[Source records]
┄┄┄┄┄┄
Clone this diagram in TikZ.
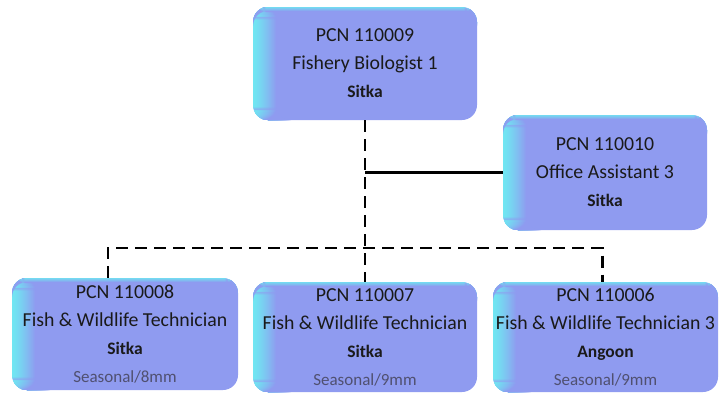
\documentclass[tikz,border=0pt]{standalone}
\usepackage{fontspec}
\setmainfont{Carlito}
\definecolor{cardfill}{HTML}{8F9BF0}
\definecolor{cardedge}{HTML}{70E6F2}
\definecolor{txt}{HTML}{1A1A1A}
\definecolor{subtxt}{HTML}{505070}
\tikzset{
  card/.style={rounded corners=15pt, fill=cardfill, inner sep=0pt, align=center, text=txt,
    font=\fontsize{19.8}{28}\selectfont,
    path picture={
      \foreach \i in {0,...,23}{
        \pgfmathsetmacro{\p}{100*(\i/23)^1.3}
        \fill[cardfill!\p!cardedge]
          ([xshift=\i*1pt]path picture bounding box.south west) rectangle
          ([xshift=\i*1pt+1.3pt]path picture bounding box.north west);
      }
      \foreach \j in {0,...,4}{
        \pgfmathsetmacro{\q}{100*(\j/4)}
        \fill[cardfill!\q!cardedge, opacity=0.85]
          ([yshift=-\j*1pt]path picture bounding box.north west) rectangle
          ([yshift=-\j*1pt-1.2pt]path picture bounding box.north east);
      }
    }},
  dashline/.style={line width=2.6pt, dash pattern=on 12pt off 7pt},
  solidline/.style={line width=2.4pt},
}
\newcommand{\loc}[1]{{\fontsize{17.5}{28}\selectfont\bfseries #1}}
\newcommand{\sub}[1]{{\fontsize{17}{28}\selectfont\color{subtxt}#1}}
\begin{document}
\begin{tikzpicture}[x=1pt,y=-1pt]
\useasboundingbox (0,0) rectangle (725,394);
\node[card, minimum width=224pt, minimum height=113pt] (top) at (365,63.5)
  {PCN 110009\\Fishery Biologist 1\\\loc{Sitka}};
\node[card, minimum width=204pt, minimum height=115pt] (oa) at (605,172.5)
  {PCN 110010\\Office Assistant 3\\\loc{Sitka}};
\node[card, minimum width=226pt, minimum height=112pt] (left) at (125,334)
  {PCN 110008\\Fish \& Wildlife Technician\\\loc{Sitka}\\\sub{Seasonal/8mm}};
\node[card, minimum width=224pt, minimum height=110pt] (mid) at (365,337)
  {PCN 110007\\Fish \& Wildlife Technician\\\loc{Sitka}\\\sub{Seasonal/9mm}};
\node[card, minimum width=225pt, minimum height=110pt] (right) at (605.5,337)
  {PCN 110006\\Fish \& Wildlife Technician 3\\\loc{Angoon}\\\sub{Seasonal/9mm}};
\coordinate (bus) at (365,248);
\coordinate (lft) at ([xshift=-17pt]left.north);
\coordinate (rgt) at ([xshift=-3pt]right.north);
\draw[dashline] (top.south) -- (mid.north);
\draw[dashline] (lft) -- (lft |- bus) -- (rgt |- bus) -- (rgt);
\draw[solidline] (top.south |- oa.west) -- (oa.west);
\end{tikzpicture}
\end{document}
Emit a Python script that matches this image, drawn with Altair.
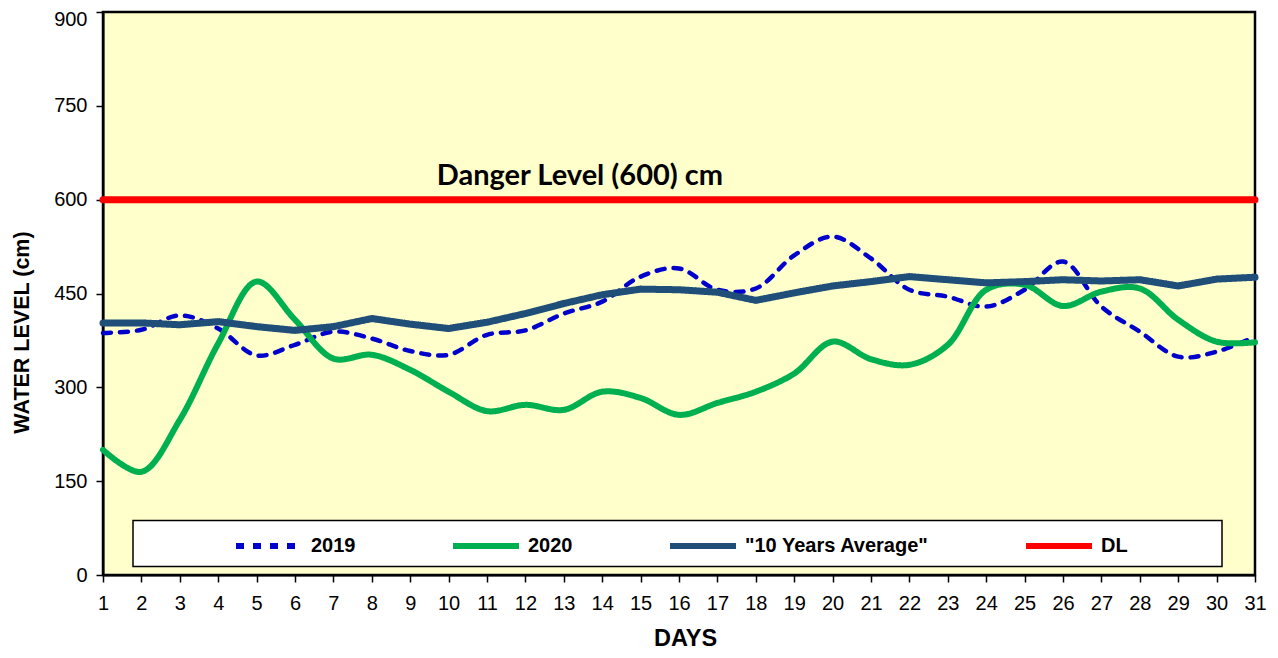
import altair as alt
import pandas as pd

days = list(range(1, 32))
level_2019 = [387, 392, 415, 394, 351, 368, 389, 378, 358, 352, 384, 391, 418, 437, 477,
              490, 456, 458, 511, 541, 506, 456, 445, 429, 456, 501, 429, 389, 349, 357, 381]
level_2020 = [200, 165, 248, 370, 469, 408, 346, 352, 328, 293, 262, 272, 264, 293, 283,
              256, 275, 293, 322, 373, 345, 336, 368, 456, 464, 430, 453, 458, 408, 373, 372]
level_avg = [403, 403, 400, 405, 397, 391, 397, 410, 401, 394, 404, 418, 434, 448, 457,
             456, 452, 439, 451, 462, 469, 477, 472, 467, 469, 472, 470, 472, 462, 473, 476]
danger_level = [600] * 31

series_names = ["2019", "2020", "\"10 Years Average\"", "DL"]
series_colors = ["#0000CC", "#00B050", "#1F4E79", "#FF0000"]
series_dash = [[8, 9], [1, 0], [1, 0], [1, 0]]

y_ticks = [0, 150, 300, 450, 600, 750, 900]

dl_label = ["Danger Level (600) cm"]
dl_label_day = [13.42]
dl_label_value = [623]

rows = []
for name, vals in zip(series_names, [level_2019, level_2020, level_avg, danger_level]):
    for d, v in zip(days, vals):
        rows.append({"day": d, "value": v, "series": name})
df = pd.DataFrame(rows)

legend = alt.Legend(
    title=None, orient="none", legendX=130, legendY=498, direction="horizontal",
    columns=4, columnPadding=85, symbolType="stroke", symbolSize=4356,
    symbolStrokeWidth=6, labelFont="Liberation Sans", labelFontSize=20,
    labelFontWeight="bold", labelColor="black", labelOffset=6, labelLimit=400,
)
color = alt.Color("series:N", scale=alt.Scale(domain=series_names, range=series_colors), legend=legend)
dash = alt.StrokeDash("series:N", scale=alt.Scale(domain=series_names, range=series_dash), legend=legend)

x_axis = alt.Axis(values=days, tickCount=31, title="DAYS", labelFlush=False, labelOverlap=False,
                  labelPadding=11,
                  titleFontSize=23.5, titleFontWeight="bold", titleX=582, titleY=70,
                  titleBaseline="alphabetic", titleAlign="center")
y_axis = alt.Axis(values=y_ticks, title="WATER LEVEL (cm)", labelPadding=9,
                  labelOffset={"condition": {"test": "datum.value == 900", "value": 7}, "value": 0},
                  titleFontSize=21.5, titleFontWeight="bold", titleX=-81, titleY=320,
                  titleBaseline="middle", titleAlign="center")
x = alt.X("day:Q", scale=alt.Scale(domain=[1, 31], nice=False, zero=False), axis=x_axis)
y = alt.Y("value:Q", scale=alt.Scale(domain=[0, 900], nice=False), axis=y_axis)

base = alt.Chart(df)


def series_layer(name, width, interp):
    return base.transform_filter(alt.datum.series == name).mark_line(
        strokeWidth=width, interpolate=interp, strokeCap="round", strokeJoin="round"
    ).encode(x=x, y=y, color=color, strokeDash=dash, detail="series:N")


box = alt.Chart(pd.DataFrame({"box": [0]})).mark_rect(
    fill="white", stroke="black", strokeWidth=1.5
).encode(x=alt.value(30), x2=alt.value(1119), y=alt.value(508.5), y2=alt.value(554.5))

label = alt.Chart(pd.DataFrame({"day": dl_label_day, "value": dl_label_value, "label": dl_label})).mark_text(
    font="Lato", fontSize=29, fontWeight="bold", align="center", baseline="alphabetic", color="black"
).encode(x=x, y=y, text="label:N")

chart = alt.layer(
    box,
    series_layer("2019", 4.5, "catmull-rom"),
    series_layer("2020", 6, "catmull-rom"),
    series_layer("\"10 Years Average\"", 7, "linear"),
    series_layer("DL", 7, "linear"),
    label,
).properties(
    width=1152, height=563,
    autosize=alt.AutoSizeParams(type="none"),
    padding={"left": 95, "top": 4, "right": 12, "bottom": 74},
    background="white",
).configure_view(
    fill="#FFFFCC", stroke="black", strokeWidth=2.5
).configure_axis(
    labelFont="Liberation Sans", labelFontSize=20, labelColor="black",
    titleFont="Liberation Sans", titleColor="black",
    tickColor="black", tickSize=7, tickWidth=1.5,
    domainColor="black", domainWidth=2, grid=False,
)

chart.save("out.html", embed_options={"renderer": "svg", "actions": False})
┄┄┄┄┄┄
*What to do*:
Set down the complete material exactly, but do not include the images.

*Response*:
Clone this diagram in TikZ.
\documentclass[tikz,border=0pt]{standalone}
\usepackage{fontspec}
\setmainfont{Carlito}
\definecolor{cardfill}{HTML}{8F9BF0}
\definecolor{cardedge}{HTML}{70E6F2}
\definecolor{txt}{HTML}{1A1A1A}
\definecolor{subtxt}{HTML}{505070}
\tikzset{
  card/.style={rounded corners=15pt, fill=cardfill, inner sep=0pt, align=center, text=txt,
    font=\fontsize{19.8}{28}\selectfont,
    path picture={
      \foreach \i in {0,...,23}{
        \pgfmathsetmacro{\p}{100*(\i/23)^1.3}
        \fill[cardfill!\p!cardedge]
          ([xshift=\i*1pt]path picture bounding box.south west) rectangle
          ([xshift=\i*1pt+1.3pt]path picture bounding box.north west);
      }
      \foreach \j in {0,...,4}{
        \pgfmathsetmacro{\q}{100*(\j/4)}
        \fill[cardfill!\q!cardedge, opacity=0.85]
          ([yshift=-\j*1pt]path picture bounding box.north west) rectangle
          ([yshift=-\j*1pt-1.2pt]path picture bounding box.north east);
      }
    }},
  dashline/.style={line width=2.6pt, dash pattern=on 12pt off 7pt},
  solidline/.style={line width=2.4pt},
}
\newcommand{\loc}[1]{{\fontsize{17.5}{28}\selectfont\bfseries #1}}
\newcommand{\sub}[1]{{\fontsize{17}{28}\selectfont\color{subtxt}#1}}
\begin{document}
\begin{tikzpicture}[x=1pt,y=-1pt]
\useasboundingbox (0,0) rectangle (725,394);
\node[card, minimum width=224pt, minimum height=113pt] (top) at (365,63.5)
  {PCN 110009\\Fishery Biologist 1\\\loc{Sitka}};
\node[card, minimum width=204pt, minimum height=115pt] (oa) at (605,172.5)
  {PCN 110010\\Office Assistant 3\\\loc{Sitka}};
\node[card, minimum width=226pt, minimum height=112pt] (left) at (125,334)
  {PCN 110008\\Fish \& Wildlife Technician\\\loc{Sitka}\\\sub{Seasonal/8mm}};
\node[card, minimum width=224pt, minimum height=110pt] (mid) at (365,337)
  {PCN 110007\\Fish \& Wildlife Technician\\\loc{Sitka}\\\sub{Seasonal/9mm}};
\node[card, minimum width=225pt, minimum height=110pt] (right) at (605.5,337)
  {PCN 110006\\Fish \& Wildlife Technician 3\\\loc{Angoon}\\\sub{Seasonal/9mm}};
\coordinate (bus) at (365,248);
\coordinate (lft) at ([xshift=-17pt]left.north);
\coordinate (rgt) at ([xshift=-3pt]right.north);
\draw[dashline] (top.south) -- (mid.north);
\draw[dashline] (lft) -- (lft |- bus) -- (rgt |- bus) -- (rgt);
\draw[solidline] (top.south |- oa.west) -- (oa.west);
\end{tikzpicture}
\end{document}
Emit a Python script that matches this image, drawn with Altair.
import altair as alt
import pandas as pd

days = list(range(1, 32))
level_2019 = [387, 392, 415, 394, 351, 368, 389, 378, 358, 352, 384, 391, 418, 437, 477,
              490, 456, 458, 511, 541, 506, 456, 445, 429, 456, 501, 429, 389, 349, 357, 381]
level_2020 = [200, 165, 248, 370, 469, 408, 346, 352, 328, 293, 262, 272, 264, 293, 283,
              256, 275, 293, 322, 373, 345, 336, 368, 456, 464, 430, 453, 458, 408, 373, 372]
level_avg = [403, 403, 400, 405, 397, 391, 397, 410, 401, 394, 404, 418, 434, 448, 457,
             456, 452, 439, 451, 462, 469, 477, 472, 467, 469, 472, 470, 472, 462, 473, 476]
danger_level = [600] * 31

series_names = ["2019", "2020", "\"10 Years Average\"", "DL"]
series_colors = ["#0000CC", "#00B050", "#1F4E79", "#FF0000"]
series_dash = [[8, 9], [1, 0], [1, 0], [1, 0]]

y_ticks = [0, 150, 300, 450, 600, 750, 900]

dl_label = ["Danger Level (600) cm"]
dl_label_day = [13.42]
dl_label_value = [623]

rows = []
for name, vals in zip(series_names, [level_2019, level_2020, level_avg, danger_level]):
    for d, v in zip(days, vals):
        rows.append({"day": d, "value": v, "series": name})
df = pd.DataFrame(rows)

legend = alt.Legend(
    title=None, orient="none", legendX=130, legendY=498, direction="horizontal",
    columns=4, columnPadding=85, symbolType="stroke", symbolSize=4356,
    symbolStrokeWidth=6, labelFont="Liberation Sans", labelFontSize=20,
    labelFontWeight="bold", labelColor="black", labelOffset=6, labelLimit=400,
)
color = alt.Color("series:N", scale=alt.Scale(domain=series_names, range=series_colors), legend=legend)
dash = alt.StrokeDash("series:N", scale=alt.Scale(domain=series_names, range=series_dash), legend=legend)

x_axis = alt.Axis(values=days, tickCount=31, title="DAYS", labelFlush=False, labelOverlap=False,
                  labelPadding=11,
                  titleFontSize=23.5, titleFontWeight="bold", titleX=582, titleY=70,
                  titleBaseline="alphabetic", titleAlign="center")
y_axis = alt.Axis(values=y_ticks, title="WATER LEVEL (cm)", labelPadding=9,
                  labelOffset={"condition": {"test": "datum.value == 900", "value": 7}, "value": 0},
                  titleFontSize=21.5, titleFontWeight="bold", titleX=-81, titleY=320,
                  titleBaseline="middle", titleAlign="center")
x = alt.X("day:Q", scale=alt.Scale(domain=[1, 31], nice=False, zero=False), axis=x_axis)
y = alt.Y("value:Q", scale=alt.Scale(domain=[0, 900], nice=False), axis=y_axis)

base = alt.Chart(df)


def series_layer(name, width, interp):
    return base.transform_filter(alt.datum.series == name).mark_line(
        strokeWidth=width, interpolate=interp, strokeCap="round", strokeJoin="round"
    ).encode(x=x, y=y, color=color, strokeDash=dash, detail="series:N")


box = alt.Chart(pd.DataFrame({"box": [0]})).mark_rect(
    fill="white", stroke="black", strokeWidth=1.5
).encode(x=alt.value(30), x2=alt.value(1119), y=alt.value(508.5), y2=alt.value(554.5))

label = alt.Chart(pd.DataFrame({"day": dl_label_day, "value": dl_label_value, "label": dl_label})).mark_text(
    font="Lato", fontSize=29, fontWeight="bold", align="center", baseline="alphabetic", color="black"
).encode(x=x, y=y, text="label:N")

chart = alt.layer(
    box,
    series_layer("2019", 4.5, "catmull-rom"),
    series_layer("2020", 6, "catmull-rom"),
    series_layer("\"10 Years Average\"", 7, "linear"),
    series_layer("DL", 7, "linear"),
    label,
).properties(
    width=1152, height=563,
    autosize=alt.AutoSizeParams(type="none"),
    padding={"left": 95, "top": 4, "right": 12, "bottom": 74},
    background="white",
).configure_view(
    fill="#FFFFCC", stroke="black", strokeWidth=2.5
).configure_axis(
    labelFont="Liberation Sans", labelFontSize=20, labelColor="black",
    titleFont="Liberation Sans", titleColor="black",
    tickColor="black", tickSize=7, tickWidth=1.5,
    domainColor="black", domainWidth=2, grid=False,
)

chart.save("out.html", embed_options={"renderer": "svg", "actions": False})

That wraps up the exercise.